- **To do**: Retype exactly the lines from the first one through the line with "const backLeft = 180, backRight = 970;", including both ends; skip any pictures.

- **Recorded data**:
───
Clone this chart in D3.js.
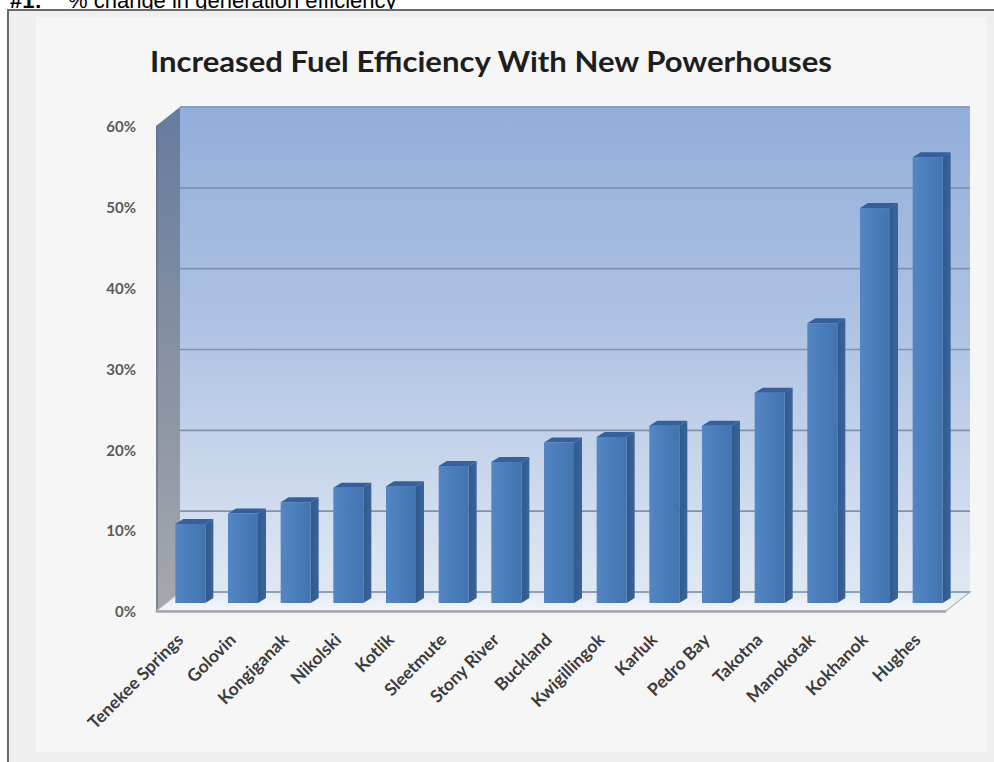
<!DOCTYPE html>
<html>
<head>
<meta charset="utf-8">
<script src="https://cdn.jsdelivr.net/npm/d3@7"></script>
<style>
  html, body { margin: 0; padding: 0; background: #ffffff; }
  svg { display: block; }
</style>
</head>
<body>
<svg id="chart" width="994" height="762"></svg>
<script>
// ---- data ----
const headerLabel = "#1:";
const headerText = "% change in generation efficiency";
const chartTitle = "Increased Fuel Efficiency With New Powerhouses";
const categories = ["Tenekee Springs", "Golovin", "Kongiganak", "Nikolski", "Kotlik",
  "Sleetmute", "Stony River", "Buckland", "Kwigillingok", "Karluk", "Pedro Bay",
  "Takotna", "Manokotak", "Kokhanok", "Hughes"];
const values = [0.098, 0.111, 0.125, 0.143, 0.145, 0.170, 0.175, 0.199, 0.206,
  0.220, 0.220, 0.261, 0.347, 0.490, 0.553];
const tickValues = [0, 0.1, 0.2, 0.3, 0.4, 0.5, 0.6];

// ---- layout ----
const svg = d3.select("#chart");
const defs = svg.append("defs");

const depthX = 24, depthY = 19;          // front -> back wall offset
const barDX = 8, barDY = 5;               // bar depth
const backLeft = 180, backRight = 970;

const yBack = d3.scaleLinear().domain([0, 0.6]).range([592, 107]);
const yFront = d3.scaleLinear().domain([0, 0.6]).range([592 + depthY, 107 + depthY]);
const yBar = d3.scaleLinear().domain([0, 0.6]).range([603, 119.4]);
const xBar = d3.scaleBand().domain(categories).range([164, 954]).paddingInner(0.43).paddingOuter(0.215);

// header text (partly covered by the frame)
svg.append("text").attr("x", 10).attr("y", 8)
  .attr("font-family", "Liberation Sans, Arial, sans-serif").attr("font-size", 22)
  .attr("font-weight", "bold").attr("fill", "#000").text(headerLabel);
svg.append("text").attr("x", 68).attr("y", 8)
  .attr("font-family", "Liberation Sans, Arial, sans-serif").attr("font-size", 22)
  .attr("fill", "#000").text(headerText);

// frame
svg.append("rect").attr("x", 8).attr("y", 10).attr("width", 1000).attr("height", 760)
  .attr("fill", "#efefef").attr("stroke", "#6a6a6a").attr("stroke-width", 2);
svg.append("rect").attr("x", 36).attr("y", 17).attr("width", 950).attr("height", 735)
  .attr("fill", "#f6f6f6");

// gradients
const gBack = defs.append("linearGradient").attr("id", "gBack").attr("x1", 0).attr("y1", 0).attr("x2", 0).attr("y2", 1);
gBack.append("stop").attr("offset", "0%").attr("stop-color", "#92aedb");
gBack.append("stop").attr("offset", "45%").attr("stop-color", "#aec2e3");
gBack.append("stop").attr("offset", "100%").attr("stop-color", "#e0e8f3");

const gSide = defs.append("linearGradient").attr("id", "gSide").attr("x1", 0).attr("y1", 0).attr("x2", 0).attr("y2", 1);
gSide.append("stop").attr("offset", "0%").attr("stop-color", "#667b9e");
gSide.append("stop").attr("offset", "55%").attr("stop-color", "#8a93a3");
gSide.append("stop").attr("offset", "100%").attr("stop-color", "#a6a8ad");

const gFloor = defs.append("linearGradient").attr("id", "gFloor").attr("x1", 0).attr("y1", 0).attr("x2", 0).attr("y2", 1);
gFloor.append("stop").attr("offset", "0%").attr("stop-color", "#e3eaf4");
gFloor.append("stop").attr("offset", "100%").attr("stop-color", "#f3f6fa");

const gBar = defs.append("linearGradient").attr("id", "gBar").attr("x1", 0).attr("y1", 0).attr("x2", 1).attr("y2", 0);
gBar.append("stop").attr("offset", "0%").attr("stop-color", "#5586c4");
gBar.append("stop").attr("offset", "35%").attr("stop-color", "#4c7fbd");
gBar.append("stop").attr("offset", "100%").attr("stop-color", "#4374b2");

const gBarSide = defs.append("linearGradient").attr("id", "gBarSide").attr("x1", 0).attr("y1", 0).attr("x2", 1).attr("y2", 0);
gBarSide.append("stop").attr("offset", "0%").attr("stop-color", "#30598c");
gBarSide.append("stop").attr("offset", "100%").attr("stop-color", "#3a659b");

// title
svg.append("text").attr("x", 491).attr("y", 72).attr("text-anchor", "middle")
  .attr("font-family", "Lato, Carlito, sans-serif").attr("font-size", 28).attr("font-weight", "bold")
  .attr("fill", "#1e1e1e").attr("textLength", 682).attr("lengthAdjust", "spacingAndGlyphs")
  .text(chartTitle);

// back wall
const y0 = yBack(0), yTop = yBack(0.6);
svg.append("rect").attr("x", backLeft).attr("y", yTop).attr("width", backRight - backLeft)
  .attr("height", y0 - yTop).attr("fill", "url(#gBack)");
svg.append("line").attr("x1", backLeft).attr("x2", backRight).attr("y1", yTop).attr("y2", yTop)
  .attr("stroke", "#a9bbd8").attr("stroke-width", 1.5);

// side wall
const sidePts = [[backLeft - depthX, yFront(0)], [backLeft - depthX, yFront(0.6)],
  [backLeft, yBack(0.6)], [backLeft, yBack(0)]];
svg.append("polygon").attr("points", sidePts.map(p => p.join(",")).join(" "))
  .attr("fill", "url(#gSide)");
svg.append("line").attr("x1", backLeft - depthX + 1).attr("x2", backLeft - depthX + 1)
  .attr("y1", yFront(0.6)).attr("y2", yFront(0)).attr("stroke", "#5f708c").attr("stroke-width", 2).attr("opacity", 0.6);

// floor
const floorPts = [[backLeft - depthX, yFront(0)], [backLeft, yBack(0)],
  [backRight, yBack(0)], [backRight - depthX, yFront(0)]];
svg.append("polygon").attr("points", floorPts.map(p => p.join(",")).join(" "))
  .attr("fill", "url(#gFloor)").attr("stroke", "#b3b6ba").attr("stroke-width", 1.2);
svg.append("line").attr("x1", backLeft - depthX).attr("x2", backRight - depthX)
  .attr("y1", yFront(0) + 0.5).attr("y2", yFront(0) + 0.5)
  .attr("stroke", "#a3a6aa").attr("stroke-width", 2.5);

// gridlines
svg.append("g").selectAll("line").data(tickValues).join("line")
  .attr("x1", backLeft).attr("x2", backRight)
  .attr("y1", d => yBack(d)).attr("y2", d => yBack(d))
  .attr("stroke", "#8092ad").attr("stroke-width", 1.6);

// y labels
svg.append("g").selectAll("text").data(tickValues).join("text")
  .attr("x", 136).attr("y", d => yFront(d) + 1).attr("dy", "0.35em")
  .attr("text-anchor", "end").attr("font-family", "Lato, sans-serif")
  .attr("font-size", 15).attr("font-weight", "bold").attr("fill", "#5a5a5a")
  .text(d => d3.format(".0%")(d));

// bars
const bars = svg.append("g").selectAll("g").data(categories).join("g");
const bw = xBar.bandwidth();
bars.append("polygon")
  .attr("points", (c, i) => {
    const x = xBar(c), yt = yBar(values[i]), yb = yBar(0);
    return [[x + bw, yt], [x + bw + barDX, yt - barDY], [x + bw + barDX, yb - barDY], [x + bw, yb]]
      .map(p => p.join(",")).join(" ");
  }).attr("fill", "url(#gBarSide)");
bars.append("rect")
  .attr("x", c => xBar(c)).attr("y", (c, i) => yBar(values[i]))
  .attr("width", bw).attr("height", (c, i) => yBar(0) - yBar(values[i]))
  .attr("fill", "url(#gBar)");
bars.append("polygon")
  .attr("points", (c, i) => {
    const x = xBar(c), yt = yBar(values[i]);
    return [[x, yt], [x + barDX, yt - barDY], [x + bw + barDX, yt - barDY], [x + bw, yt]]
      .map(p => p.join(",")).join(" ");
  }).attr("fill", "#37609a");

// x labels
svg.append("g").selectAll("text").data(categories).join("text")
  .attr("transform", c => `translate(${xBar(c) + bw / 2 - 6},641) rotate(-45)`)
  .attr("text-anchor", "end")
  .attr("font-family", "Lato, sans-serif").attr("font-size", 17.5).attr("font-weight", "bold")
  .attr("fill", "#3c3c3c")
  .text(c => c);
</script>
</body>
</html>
───
- **Final result**:
Clone this chart in D3.js.
<!DOCTYPE html>
<html>
<head>
<meta charset="utf-8">
<script src="https://cdn.jsdelivr.net/npm/d3@7"></script>
<style>
  html, body { margin: 0; padding: 0; background: #ffffff; }
  svg { display: block; }
</style>
</head>
<body>
<svg id="chart" width="994" height="762"></svg>
<script>
// ---- data ----
const headerLabel = "#1:";
const headerText = "% change in generation efficiency";
const chartTitle = "Increased Fuel Efficiency With New Powerhouses";
const categories = ["Tenekee Springs", "Golovin", "Kongiganak", "Nikolski", "Kotlik",
  "Sleetmute", "Stony River", "Buckland", "Kwigillingok", "Karluk", "Pedro Bay",
  "Takotna", "Manokotak", "Kokhanok", "Hughes"];
const values = [0.098, 0.111, 0.125, 0.143, 0.145, 0.170, 0.175, 0.199, 0.206,
  0.220, 0.220, 0.261, 0.347, 0.490, 0.553];
const tickValues = [0, 0.1, 0.2, 0.3, 0.4, 0.5, 0.6];

// ---- layout ----
const svg = d3.select("#chart");
const defs = svg.append("defs");

const depthX = 24, depthY = 19;          // front -> back wall offset
const barDX = 8, barDY = 5;               // bar depth
const backLeft = 180, backRight = 970;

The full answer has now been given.